Martin’s quest for success, in a milieu that will kill you rather than let you achieve your dreams, leads to a completely unexpected conclusion.

The Gangbusters Theatre Company continues on its mission to present 20th Century “classics with all of their original speed and violence.” Among its more recent productions are “Streamers” (NAACP Award nominations), “Balm in Gilead” (L.A. Weekly Award nominations), a critically-acclaimed mounting “Talk Radio,” and the World Premiere stage adaptation by Leon Shanglebee of George A. Romero’s “Night of the Living Dead.”

Co-presenters The maD Scene Theatre Company have previously produced the L.A. Premiere of “The Life and Times of Tulsa Lovechild,” the U.S. Premiere of “Dirt,” and the Southern California Premiere of “I Am Yours.” This last title was produced with the assistance of a grant from the City of Culver City and received three Garland Honorable Mentions from Back Stage West.

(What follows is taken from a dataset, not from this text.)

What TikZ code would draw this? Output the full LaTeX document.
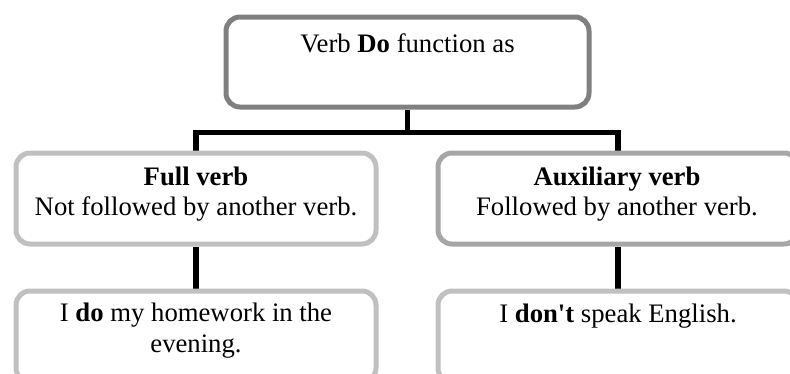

Scott Cummins, who won an Ovation Award for directing “Killer Joe” in 2005, helms the cast for “Search and Destroy” featuring actors from both production companies. The players include: Bart Petty, Christian Levatino, Stephanie Manglaras, Matthew Heron, Sierra Fisk, Mancini Graves, Trent Hopkins, Matthew Mann, David Guerra, David Castellani, Amy Farrington, Hutchins Foster, Fontaine, Mary Kelsey and Chet Grissom.

Lindsay Jones, also an Ovation Award winner for “Killer Joe,” contributes sound design.

The remarkably prolific Howard Korder’s other plays include “Boy’s Life,” “Fun,” “The Lights,” “Night Maneuver,” “Nobody,” “Ted Williams,” and more.

“Search and Destroy” was first produced by South Coast Rep in 1990. It remains as razor-sharp in its dissection of contemporary American society and values now as when it was first produced.